[Code that draws figures]
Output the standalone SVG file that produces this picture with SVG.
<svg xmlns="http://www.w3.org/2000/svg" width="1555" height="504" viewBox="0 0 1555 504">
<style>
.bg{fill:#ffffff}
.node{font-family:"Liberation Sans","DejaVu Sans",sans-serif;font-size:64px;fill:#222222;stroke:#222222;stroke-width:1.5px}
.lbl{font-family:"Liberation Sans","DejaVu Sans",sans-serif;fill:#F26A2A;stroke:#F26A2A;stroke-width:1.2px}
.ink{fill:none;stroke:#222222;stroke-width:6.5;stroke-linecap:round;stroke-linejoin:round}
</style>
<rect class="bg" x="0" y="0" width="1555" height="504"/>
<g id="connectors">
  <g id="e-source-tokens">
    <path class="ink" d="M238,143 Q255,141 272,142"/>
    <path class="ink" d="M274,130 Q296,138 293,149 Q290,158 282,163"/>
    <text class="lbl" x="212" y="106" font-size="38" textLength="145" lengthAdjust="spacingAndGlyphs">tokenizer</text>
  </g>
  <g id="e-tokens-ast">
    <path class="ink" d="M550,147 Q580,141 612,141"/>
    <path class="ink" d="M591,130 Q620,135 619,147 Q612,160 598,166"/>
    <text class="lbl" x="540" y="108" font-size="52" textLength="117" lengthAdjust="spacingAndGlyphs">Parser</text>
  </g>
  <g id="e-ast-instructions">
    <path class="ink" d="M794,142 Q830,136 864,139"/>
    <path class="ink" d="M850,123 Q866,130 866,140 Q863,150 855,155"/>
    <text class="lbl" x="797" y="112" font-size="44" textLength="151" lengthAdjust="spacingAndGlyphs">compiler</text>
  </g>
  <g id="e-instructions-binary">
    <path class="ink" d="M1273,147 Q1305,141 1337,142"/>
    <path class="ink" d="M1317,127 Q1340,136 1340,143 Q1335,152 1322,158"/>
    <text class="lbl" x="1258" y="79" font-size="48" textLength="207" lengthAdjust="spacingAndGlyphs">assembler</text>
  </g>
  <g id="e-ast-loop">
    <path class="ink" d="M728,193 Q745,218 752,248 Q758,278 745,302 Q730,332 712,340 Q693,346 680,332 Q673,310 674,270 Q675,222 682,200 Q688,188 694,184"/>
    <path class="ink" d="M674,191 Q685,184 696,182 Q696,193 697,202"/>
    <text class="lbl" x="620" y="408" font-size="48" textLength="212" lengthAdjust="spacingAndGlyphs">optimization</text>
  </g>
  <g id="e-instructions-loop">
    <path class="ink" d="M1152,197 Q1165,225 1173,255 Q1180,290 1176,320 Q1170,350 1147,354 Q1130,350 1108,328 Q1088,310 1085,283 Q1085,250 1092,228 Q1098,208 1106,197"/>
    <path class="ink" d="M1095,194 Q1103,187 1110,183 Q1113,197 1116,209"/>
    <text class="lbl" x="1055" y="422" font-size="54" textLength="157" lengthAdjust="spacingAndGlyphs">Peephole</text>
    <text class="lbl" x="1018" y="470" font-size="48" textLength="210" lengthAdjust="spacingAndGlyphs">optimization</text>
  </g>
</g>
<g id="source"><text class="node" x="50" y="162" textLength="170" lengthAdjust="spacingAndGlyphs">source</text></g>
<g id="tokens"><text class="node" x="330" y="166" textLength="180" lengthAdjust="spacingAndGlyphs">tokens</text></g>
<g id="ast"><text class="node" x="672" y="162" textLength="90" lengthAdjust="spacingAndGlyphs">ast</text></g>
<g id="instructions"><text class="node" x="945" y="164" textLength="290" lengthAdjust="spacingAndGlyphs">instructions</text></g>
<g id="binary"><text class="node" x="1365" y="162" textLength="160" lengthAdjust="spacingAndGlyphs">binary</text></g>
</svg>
--
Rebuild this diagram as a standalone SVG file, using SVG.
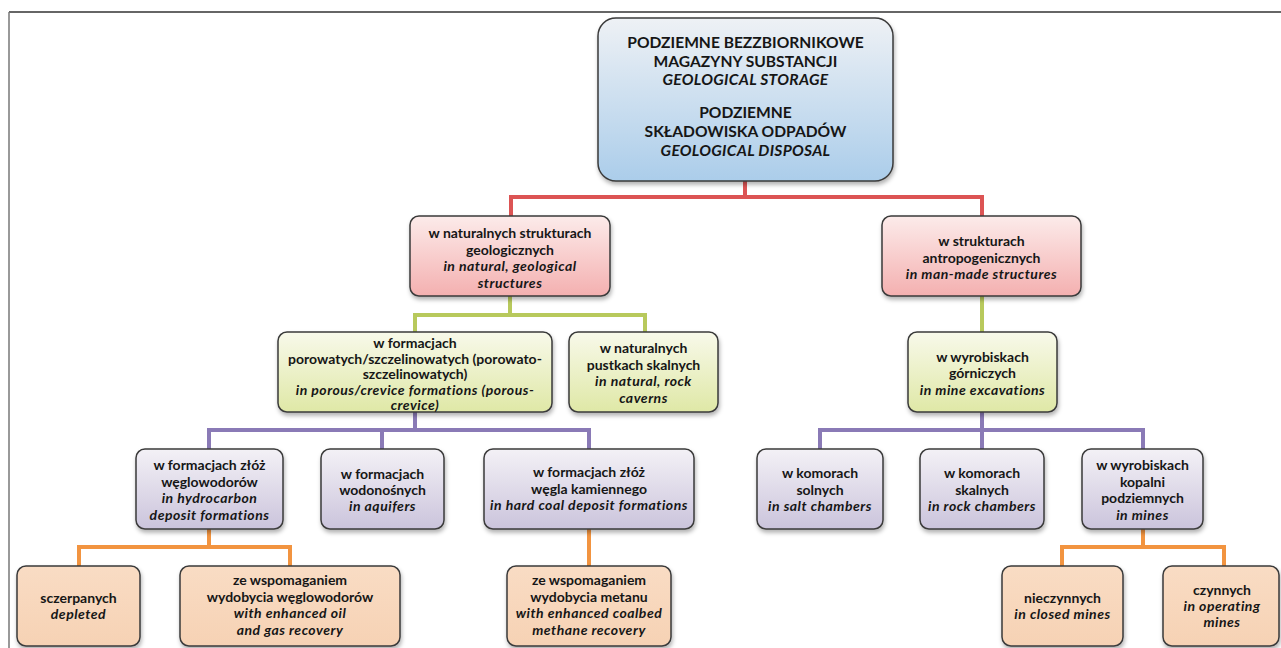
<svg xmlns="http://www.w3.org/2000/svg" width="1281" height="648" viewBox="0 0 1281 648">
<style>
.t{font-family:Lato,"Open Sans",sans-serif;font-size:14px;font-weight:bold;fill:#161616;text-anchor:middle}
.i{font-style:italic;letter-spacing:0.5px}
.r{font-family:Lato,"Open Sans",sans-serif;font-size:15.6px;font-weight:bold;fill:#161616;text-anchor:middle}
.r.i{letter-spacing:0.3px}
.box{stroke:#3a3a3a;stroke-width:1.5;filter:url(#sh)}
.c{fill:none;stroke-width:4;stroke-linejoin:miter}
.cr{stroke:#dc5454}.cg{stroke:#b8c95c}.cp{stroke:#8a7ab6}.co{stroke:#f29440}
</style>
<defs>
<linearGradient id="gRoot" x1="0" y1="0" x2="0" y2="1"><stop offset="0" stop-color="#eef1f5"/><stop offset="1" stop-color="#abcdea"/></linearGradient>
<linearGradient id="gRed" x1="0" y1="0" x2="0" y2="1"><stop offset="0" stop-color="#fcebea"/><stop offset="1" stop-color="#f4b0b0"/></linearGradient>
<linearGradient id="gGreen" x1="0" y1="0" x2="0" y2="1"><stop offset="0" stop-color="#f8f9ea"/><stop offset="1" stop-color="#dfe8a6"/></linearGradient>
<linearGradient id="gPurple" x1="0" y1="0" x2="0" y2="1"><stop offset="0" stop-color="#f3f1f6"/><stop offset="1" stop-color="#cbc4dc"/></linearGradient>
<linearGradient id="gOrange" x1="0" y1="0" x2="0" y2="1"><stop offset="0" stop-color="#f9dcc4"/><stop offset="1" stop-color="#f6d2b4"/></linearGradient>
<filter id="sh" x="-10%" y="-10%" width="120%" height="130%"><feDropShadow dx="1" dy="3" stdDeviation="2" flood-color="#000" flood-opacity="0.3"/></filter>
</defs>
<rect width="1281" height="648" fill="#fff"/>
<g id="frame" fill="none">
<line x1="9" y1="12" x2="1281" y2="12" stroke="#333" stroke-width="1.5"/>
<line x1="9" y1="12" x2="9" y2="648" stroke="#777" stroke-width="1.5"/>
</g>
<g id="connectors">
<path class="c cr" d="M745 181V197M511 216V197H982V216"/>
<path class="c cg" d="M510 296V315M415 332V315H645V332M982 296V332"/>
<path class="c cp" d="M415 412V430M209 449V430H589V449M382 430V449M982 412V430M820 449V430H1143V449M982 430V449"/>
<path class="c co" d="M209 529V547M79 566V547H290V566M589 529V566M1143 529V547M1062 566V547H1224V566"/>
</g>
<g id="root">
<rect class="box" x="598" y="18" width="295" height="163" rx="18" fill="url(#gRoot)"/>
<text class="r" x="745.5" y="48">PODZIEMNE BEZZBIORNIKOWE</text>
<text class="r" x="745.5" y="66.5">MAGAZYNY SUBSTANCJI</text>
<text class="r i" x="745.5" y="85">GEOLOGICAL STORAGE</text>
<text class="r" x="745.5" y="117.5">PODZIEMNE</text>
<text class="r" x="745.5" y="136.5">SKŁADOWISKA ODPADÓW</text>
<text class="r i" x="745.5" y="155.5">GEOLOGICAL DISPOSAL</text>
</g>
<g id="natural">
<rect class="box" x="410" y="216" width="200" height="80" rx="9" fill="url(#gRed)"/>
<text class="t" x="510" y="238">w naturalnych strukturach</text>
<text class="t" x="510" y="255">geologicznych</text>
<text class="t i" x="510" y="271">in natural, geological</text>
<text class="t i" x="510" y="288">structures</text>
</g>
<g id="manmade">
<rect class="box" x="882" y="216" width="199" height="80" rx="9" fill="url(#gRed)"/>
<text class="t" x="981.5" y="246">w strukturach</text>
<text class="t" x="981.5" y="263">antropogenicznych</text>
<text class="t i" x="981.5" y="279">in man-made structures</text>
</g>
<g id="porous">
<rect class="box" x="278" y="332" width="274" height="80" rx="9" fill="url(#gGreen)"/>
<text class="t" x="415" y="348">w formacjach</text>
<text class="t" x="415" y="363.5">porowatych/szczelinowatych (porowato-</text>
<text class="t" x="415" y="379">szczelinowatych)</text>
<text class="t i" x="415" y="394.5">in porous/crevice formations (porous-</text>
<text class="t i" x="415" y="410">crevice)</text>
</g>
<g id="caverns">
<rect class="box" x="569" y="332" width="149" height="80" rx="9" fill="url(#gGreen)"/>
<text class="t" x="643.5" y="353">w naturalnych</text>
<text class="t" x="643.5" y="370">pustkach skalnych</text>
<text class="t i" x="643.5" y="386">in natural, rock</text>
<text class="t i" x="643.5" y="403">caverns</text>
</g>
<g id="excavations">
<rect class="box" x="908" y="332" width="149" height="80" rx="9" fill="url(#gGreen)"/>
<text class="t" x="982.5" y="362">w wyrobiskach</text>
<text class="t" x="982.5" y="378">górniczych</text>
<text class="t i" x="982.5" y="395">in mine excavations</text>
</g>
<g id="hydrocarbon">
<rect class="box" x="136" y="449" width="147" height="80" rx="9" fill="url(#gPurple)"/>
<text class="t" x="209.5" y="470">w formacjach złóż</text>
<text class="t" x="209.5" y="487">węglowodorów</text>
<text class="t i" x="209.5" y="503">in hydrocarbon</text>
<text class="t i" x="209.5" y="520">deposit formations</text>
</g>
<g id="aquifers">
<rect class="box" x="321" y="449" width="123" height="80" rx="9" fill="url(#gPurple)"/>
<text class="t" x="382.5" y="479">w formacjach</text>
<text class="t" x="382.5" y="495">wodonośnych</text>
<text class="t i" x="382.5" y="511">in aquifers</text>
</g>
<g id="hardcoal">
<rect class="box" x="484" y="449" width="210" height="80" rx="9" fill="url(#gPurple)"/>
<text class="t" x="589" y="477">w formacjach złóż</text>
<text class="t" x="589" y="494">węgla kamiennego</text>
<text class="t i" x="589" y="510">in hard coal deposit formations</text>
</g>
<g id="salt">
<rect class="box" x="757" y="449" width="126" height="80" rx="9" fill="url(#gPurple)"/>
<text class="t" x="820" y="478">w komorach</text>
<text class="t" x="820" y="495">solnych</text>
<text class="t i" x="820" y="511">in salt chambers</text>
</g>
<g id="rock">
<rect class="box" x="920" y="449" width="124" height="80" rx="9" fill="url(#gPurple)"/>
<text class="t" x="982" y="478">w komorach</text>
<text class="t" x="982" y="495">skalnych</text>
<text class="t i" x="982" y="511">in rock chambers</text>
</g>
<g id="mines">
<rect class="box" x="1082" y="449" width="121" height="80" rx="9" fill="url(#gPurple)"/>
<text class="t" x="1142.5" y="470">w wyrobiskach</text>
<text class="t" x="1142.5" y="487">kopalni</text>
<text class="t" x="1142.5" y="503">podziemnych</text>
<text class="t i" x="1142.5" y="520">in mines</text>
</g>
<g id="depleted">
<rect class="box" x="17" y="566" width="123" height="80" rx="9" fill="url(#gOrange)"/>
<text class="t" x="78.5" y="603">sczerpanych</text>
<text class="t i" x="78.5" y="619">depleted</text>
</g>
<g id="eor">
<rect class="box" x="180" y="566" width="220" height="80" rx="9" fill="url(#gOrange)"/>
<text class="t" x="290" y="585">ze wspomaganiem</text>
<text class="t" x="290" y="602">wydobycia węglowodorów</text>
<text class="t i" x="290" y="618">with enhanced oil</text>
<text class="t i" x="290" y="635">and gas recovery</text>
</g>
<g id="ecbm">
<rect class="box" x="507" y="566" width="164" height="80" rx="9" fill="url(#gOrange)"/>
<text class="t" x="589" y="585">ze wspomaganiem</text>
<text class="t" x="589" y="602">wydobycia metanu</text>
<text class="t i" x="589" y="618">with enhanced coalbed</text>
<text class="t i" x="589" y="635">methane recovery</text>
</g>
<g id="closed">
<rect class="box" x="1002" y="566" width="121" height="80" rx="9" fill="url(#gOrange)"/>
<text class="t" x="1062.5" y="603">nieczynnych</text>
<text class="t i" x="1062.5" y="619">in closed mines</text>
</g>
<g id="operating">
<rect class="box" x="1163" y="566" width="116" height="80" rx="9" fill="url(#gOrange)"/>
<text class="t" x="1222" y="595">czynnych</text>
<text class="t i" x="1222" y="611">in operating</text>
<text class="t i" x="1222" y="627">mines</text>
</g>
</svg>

▶ [Exercise brief] Which lines hold the word "this"? Copy each of them from the records.

▶ [Completed task]
Output the standalone SVG file that produces this picture with SVG.
Rebuild this diagram as a standalone SVG file, using SVG.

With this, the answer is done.